The Brewers said Wednesday they will continue to allow beer in their clubhouse during home and away games.
Pitcher Chris Capuano, the Brewers' representative to the players association, told the Milwaukee Journal-Sentinel that the decision was consistent with the way the club treats its players.
"For the most part they treat us like adults. There's no curfew on the road. You're expected to handle yourself professionally," he told the newspaper. "Guys are not going to sit in the clubhouse and drink four and five beers and then drive. We would never do anything like that. But it's nice if a guy wants to have a beer after a game that the team is OK with it."
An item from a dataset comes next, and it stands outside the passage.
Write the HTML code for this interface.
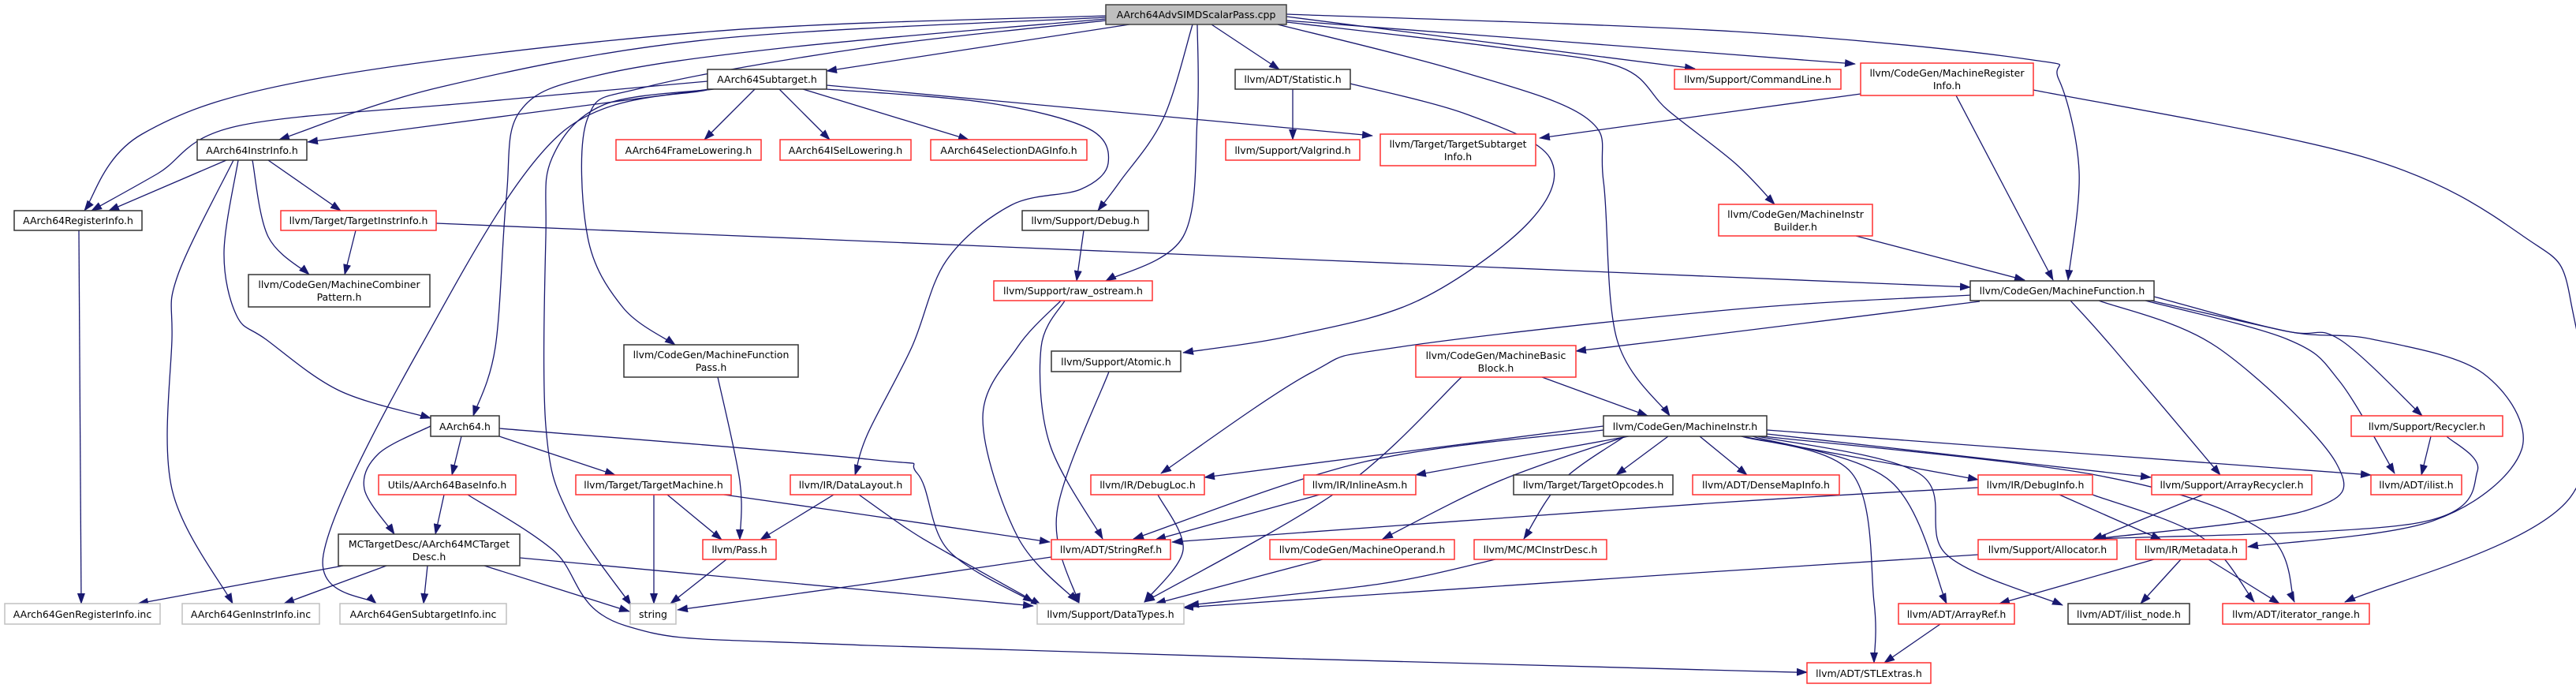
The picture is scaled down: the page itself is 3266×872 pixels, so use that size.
<!DOCTYPE html>
<html><head><meta charset="utf-8"><style>
html,body{margin:0;padding:0;background:#fff;}
svg{display:block;}
text{font-family:"DejaVu Sans","Liberation Sans",sans-serif;font-size:12.5px;fill:#000;text-anchor:middle;}
.k{fill:#fff;stroke:#333;stroke-width:1.5;}
.r{fill:#fff;stroke:#ff3030;stroke-width:1.5;}
.g{fill:#fff;stroke:#c0c0c0;stroke-width:1.5;}
.root{fill:#bfbfbf;stroke:#404040;stroke-width:1.5;}
.e{fill:none;stroke:#191970;stroke-width:1.3;}
</style></head><body>
<svg id="s" width="3266" height="872" viewBox="0 0 3266 872" xmlns="http://www.w3.org/2000/svg">
<defs><marker id="a" markerWidth="14" markerHeight="10" refX="13" refY="5" orient="auto" markerUnits="userSpaceOnUse"><path d="M0,0 L14,5 L0,10 z" fill="#191970"/></marker></defs>
<g id="edges"></g>
<g id="nodes">
<rect class="root" x="1402" y="6" width="229" height="25"/><text x="1516.5" y="23">AArch64AdvSIMDScalarPass.cpp</text>
<rect class="k" x="897" y="88" width="151" height="25"/><text x="972.5" y="105">AArch64Subtarget.h</text>
<rect class="k" x="1566" y="88" width="146" height="25"/><text x="1639" y="105">llvm/ADT/Statistic.h</text>
<rect class="r" x="2123" y="88" width="211" height="25"/><text x="2228.5" y="105">llvm/Support/CommandLine.h</text>
<rect class="r" x="2359" y="80" width="219" height="41"/><text x="2468.5" y="97">llvm/CodeGen/MachineRegister</text><text x="2468.5" y="113">Info.h</text>
<rect class="k" x="250" y="177" width="139" height="26"/><text x="319.5" y="195">AArch64InstrInfo.h</text>
<rect class="r" x="781" y="177" width="184" height="26"/><text x="873" y="195">AArch64FrameLowering.h</text>
<rect class="r" x="989" y="177" width="166" height="26"/><text x="1072" y="195">AArch64ISelLowering.h</text>
<rect class="r" x="1180" y="177" width="198" height="26"/><text x="1279" y="195">AArch64SelectionDAGInfo.h</text>
<rect class="r" x="1554" y="177" width="170" height="26"/><text x="1639" y="195">llvm/Support/Valgrind.h</text>
<rect class="r" x="1750" y="170" width="197" height="40"/><text x="1848.5" y="187">llvm/Target/TargetSubtarget</text><text x="1848.5" y="203">Info.h</text>
<rect class="k" x="18" y="267" width="162" height="25"/><text x="99" y="284">AArch64RegisterInfo.h</text>
<rect class="r" x="356" y="267" width="197" height="25"/><text x="454.5" y="284">llvm/Target/TargetInstrInfo.h</text>
<rect class="k" x="1296" y="267" width="160" height="25"/><text x="1376" y="284">llvm/Support/Debug.h</text>
<rect class="r" x="2179" y="259" width="195" height="40"/><text x="2276.5" y="276">llvm/CodeGen/MachineInstr</text><text x="2276.5" y="292">Builder.h</text>
<rect class="k" x="315" y="348" width="230" height="41"/><text x="430" y="365">llvm/CodeGen/MachineCombiner</text><text x="430" y="381">Pattern.h</text>
<rect class="r" x="1260" y="356" width="201" height="25"/><text x="1360.5" y="373">llvm/Support/raw_ostream.h</text>
<rect class="k" x="2498" y="356" width="233" height="25"/><text x="2614.5" y="373">llvm/CodeGen/MachineFunction.h</text>
<rect class="k" x="791" y="437" width="221" height="41"/><text x="901.5" y="454">llvm/CodeGen/MachineFunction</text><text x="901.5" y="470">Pass.h</text>
<rect class="k" x="1333" y="445" width="164" height="26"/><text x="1415" y="463">llvm/Support/Atomic.h</text>
<rect class="r" x="1795" y="438" width="203" height="40"/><text x="1896.5" y="455">llvm/CodeGen/MachineBasic</text><text x="1896.5" y="471">Block.h</text>
<rect class="k" x="546" y="527" width="87" height="26"/><text x="589.5" y="545">AArch64.h</text>
<rect class="k" x="2033" y="527" width="207" height="26"/><text x="2136.5" y="545">llvm/CodeGen/MachineInstr.h</text>
<rect class="r" x="2981" y="527" width="192" height="26"/><text x="3077" y="545">llvm/Support/Recycler.h</text>
<rect class="r" x="480" y="602" width="174" height="25"/><text x="567" y="619">Utils/AArch64BaseInfo.h</text>
<rect class="r" x="730" y="602" width="197" height="25"/><text x="828.5" y="619">llvm/Target/TargetMachine.h</text>
<rect class="r" x="1002" y="602" width="153" height="25"/><text x="1078.5" y="619">llvm/IR/DataLayout.h</text>
<rect class="r" x="1383" y="602" width="144" height="25"/><text x="1455" y="619">llvm/IR/DebugLoc.h</text>
<rect class="r" x="1653" y="602" width="142" height="25"/><text x="1724" y="619">llvm/IR/InlineAsm.h</text>
<rect class="k" x="1919" y="602" width="202" height="25"/><text x="2020" y="619">llvm/Target/TargetOpcodes.h</text>
<rect class="r" x="2146" y="602" width="186" height="25"/><text x="2239" y="619">llvm/ADT/DenseMapInfo.h</text>
<rect class="r" x="2508" y="602" width="145" height="25"/><text x="2580.5" y="619">llvm/IR/DebugInfo.h</text>
<rect class="r" x="2728" y="602" width="203" height="25"/><text x="2829.5" y="619">llvm/Support/ArrayRecycler.h</text>
<rect class="r" x="3006" y="602" width="115" height="25"/><text x="3063.5" y="619">llvm/ADT/ilist.h</text>
<rect class="k" x="429" y="677" width="230" height="40"/><text x="544" y="694">MCTargetDesc/AArch64MCTarget</text><text x="544" y="710">Desc.h</text>
<rect class="r" x="891" y="684" width="93" height="25"/><text x="937.5" y="701">llvm/Pass.h</text>
<rect class="r" x="1333" y="684" width="151" height="25"/><text x="1408.5" y="701">llvm/ADT/StringRef.h</text>
<rect class="r" x="1610" y="684" width="234" height="25"/><text x="1727" y="701">llvm/CodeGen/MachineOperand.h</text>
<rect class="r" x="1869" y="684" width="168" height="25"/><text x="1953" y="701">llvm/MC/MCInstrDesc.h</text>
<rect class="r" x="2508" y="684" width="176" height="25"/><text x="2596" y="701">llvm/Support/Allocator.h</text>
<rect class="r" x="2708" y="684" width="140" height="25"/><text x="2778" y="701">llvm/IR/Metadata.h</text>
<rect class="g" x="6" y="765" width="197" height="26"/><text x="104.5" y="783">AArch64GenRegisterInfo.inc</text>
<rect class="g" x="231" y="765" width="174" height="26"/><text x="318" y="783">AArch64GenInstrInfo.inc</text>
<rect class="g" x="431" y="765" width="211" height="26"/><text x="536.5" y="783">AArch64GenSubtargetInfo.inc</text>
<rect class="g" x="799" y="765" width="58" height="26"/><text x="828" y="783">string</text>
<rect class="g" x="1315" y="765" width="186" height="26"/><text x="1408" y="783">llvm/Support/DataTypes.h</text>
<rect class="r" x="2407" y="765" width="147" height="26"/><text x="2480.5" y="783">llvm/ADT/ArrayRef.h</text>
<rect class="k" x="2622" y="765" width="154" height="26"/><text x="2699" y="783">llvm/ADT/ilist_node.h</text>
<rect class="r" x="2818" y="765" width="186" height="26"/><text x="2911" y="783">llvm/ADT/iterator_range.h</text>
<rect class="r" x="2291" y="840" width="157" height="26"/><text x="2369.5" y="858">llvm/ADT/STLExtras.h</text>
</g>
</svg>
<script>
var E=[
[[1402,20],[900,40],[400,100],[180,170],[107,267]],
[[1402,22],[900,50],[560,110],[354,177]],
[[1402,24],[1000,60],[760,95],[660,140],[642,250],[628,440],[600,527]],
[[1402,26],[1100,60],[820,110],[745,150],[745,300],[790,390],[856,437]],
[[1432,31],[1048,90]],
[[1536,31],[1622,88]],
[[1512,31],[1475,150],[1420,230],[1392,267]],
[[1518,31],[1518,150],[1500,300],[1402,356]],
[[1631,21],[2149,87]],
[[1631,26],[2352,81]],
[[1631,18],[2200,40],[2570,75],[2610,100],[2636,217],[2622,355]],
[[1631,28],[1900,60],[2054,85],[2115,140],[2200,207],[2250,259]],
[[1620,31],[1850,90],[2012,150],[2033,230],[2050,430],[2117,527]],
[[897,103],[600,130],[300,160],[200,220],[116,267]],
[[900,113],[390,180]],
[[957,113],[893,177]],
[[988,113],[1052,177]],
[[1018,113],[1228,177]],
[[1048,108],[1740,172]],
[[1048,113],[1250,130],[1380,163],[1405,207],[1370,240],[1282,260],[1200,330],[1156,440],[1100,550],[1084,602]],
[[900,113],[710,170],[533,440],[410,703],[477,765]],
[[905,113],[765,133],[700,200],[692,300],[692,540],[720,650],[800,767]],
[[287,203],[138,267]],
[[340,203],[432,267]],
[[320,203],[340,300],[392,348]],
[[302,203],[284,320],[300,400],[337,430],[430,495],[546,530]],
[[296,203],[225,350],[218,430],[218,620],[295,765]],
[[100,292],[103,765]],
[[451,292],[437,348]],
[[553,283],[2498,364]],
[[585,553],[573,602]],
[[633,553],[780,602]],
[[546,540],[480,575],[462,620],[500,677]],
[[633,543],[1100,582],[1163,600],[1202,697],[1310,763]],
[[563,627],[552,677]],
[[593,627],[701,697],[793,793],[1100,818],[2200,850],[2291,852]],
[[829,627],[829,765]],
[[846,627],[915,684]],
[[918,627],[1100,653],[1331,687]],
[[1057,627],[964,684]],
[[1089,627],[1150,670],[1200,700],[1320,767]],
[[435,717],[175,765]],
[[490,717],[360,765]],
[[542,717],[537,765]],
[[614,717],[798,775]],
[[659,707],[1100,748],[1310,768]],
[[921,709],[850,765]],
[[910,478],[938,610],[938,684]],
[[1374,292],[1365,356]],
[[1639,113],[1639,177]],
[[1712,106],[1860,145],[1965,200],[1940,280],[1800,380],[1640,425],[1500,447]],
[[1345,381],[1290,440],[1246,530],[1290,680],[1366,763]],
[[1350,381],[1320,440],[1331,563],[1398,683]],
[[1406,471],[1340,650],[1368,765]],
[[1333,706],[1100,740],[859,773]],
[[1468,627],[1500,697],[1451,763]],
[[1673,627],[1465,684]],
[[1677,709],[1465,765]],
[[1896,709],[1750,740],[1507,767]],
[[1853,478],[1700,620],[1451,763]],
[[1955,478],[2089,527]],
[[2499,374],[2200,392],[1773,440],[1661,473],[1472,600]],
[[2510,382],[2124,430],[1998,445]],
[[2625,381],[2678,440],[2815,602]],
[[2661,381],[2811,440],[2962,587],[2924,647],[2657,683]],
[[2720,381],[2900,430],[2966,483],[3036,600]],
[[2727,381],[2900,420],[2966,430],[3071,527]],
[[2731,376],[2900,420],[3008,430],[3148,473],[3197,570],[3085,660],[2850,693]],
[[2480,121],[2603,355]],
[[2578,114],[3000,200],[3200,300],[3259,380],[3259,630],[2973,763]],
[[2359,119],[1952,175]],
[[2353,299],[2567,355]],
[[3082,553],[3070,602]],
[[3102,553],[3141,597],[3064,663],[2657,683]],
[[2508,618],[2166,638],[1486,687]],
[[2611,627],[2740,684]],
[[2653,627],[2790,680],[2858,763]],
[[2793,627],[2653,684]],
[[2508,703],[2166,725],[1500,770]],
[[2731,709],[2535,765]],
[[2765,709],[2714,765]],
[[2800,709],[2890,765]],
[[2460,791],[2389,840]],
[[2033,540],[1527,605]],
[[2033,545],[1731,585],[1437,683]],
[[2065,553],[1795,602]],
[[2115,553],[2049,602]],
[[2155,553],[2215,602]],
[[2062,553],[1900,610],[1753,683]],
[[2060,553],[1980,610],[1932,683]],
[[2208,553],[2508,608]],
[[2240,550],[2727,605]],
[[2240,545],[3006,602]],
[[2236,553],[2657,602],[2867,671],[2909,763]],
[[2208,553],[2348,600],[2376,763],[2376,840]],
[[2222,553],[2397,610],[2468,765]],
[[2229,553],[2433,600],[2468,703],[2615,767]]
];
var g=document.getElementById('edges'),ns='http://www.w3.org/2000/svg';
E.forEach(function(p){
 var d='M'+p[0][0]+','+p[0][1];
 for(var i=0;i<p.length-1;i++){
  var p0=p[i-1]||p[i],p1=p[i],p2=p[i+1],p3=p[i+2]||p2;
  var c1=[p1[0]+(p2[0]-p0[0])/6,p1[1]+(p2[1]-p0[1])/6];
  var c2=[p2[0]-(p3[0]-p1[0])/6,p2[1]-(p3[1]-p1[1])/6];
  d+=' C'+c1[0].toFixed(1)+','+c1[1].toFixed(1)+' '+c2[0].toFixed(1)+','+c2[1].toFixed(1)+' '+p2[0]+','+p2[1];
 }
 var e=document.createElementNS(ns,'path');
 e.setAttribute('d',d);e.setAttribute('class','e');e.setAttribute('marker-end','url(#a)');
 g.appendChild(e);
});
</script>
</body></html>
Alcohol played a role in Hancock's death in a one-car accident, as an autopsy showed he was over the legal blood-alcohol content limit of .08 at the time his rented SUV crashed into a parked flatbed tow truck on a St. Louis-area interstate highway. He had been seen earlier that evening drinking at a bar in St. Louis.
Following his death, the Cardinals banned alcohol in their clubhouse, the Oakland Athletics and New York Yankees extended their home clubhouse bans on alcohol to visiting clubhouses, and several clubs said they were examining their clubhouse alcohol policies.
Other clubs that have standing no-alcohol policies in their clubhouses or recently instituted one: Baltimore, Detroit, Minnesota, Toronto, the Cubs, Florida, Houston, the Mets, Pittsburgh and Washington.
The Brewers have special reason to be sensitive about alcohol issues. The team is named for the city's brewing heritage and honors that history down to the sprig of barley underscoring the script "M" on its hats.
Several years ago, the team ended the practice of its lederhosen-clad mascot, Bernie Brewer, descending a giant slide into an oversized mug of beer after Brewers home runs.
The club is in the second year of a seven-year marketing and promotions agreement with Milwaukee-based Miller Brewing Co., which paid $41.2 million to put its name on the Brewers' stadium through 2019.
Julian Green, a Miller Brewing spokesman, told the Journal-Sentinel that the company is not involved in stadium operations at Miller Park, and was not consulted about the clubhouse decision.
After Thursday's 3-1 victory over Washington, the Brewers assured themselves of having the best record in baseball (24-10) for a fifth straight day.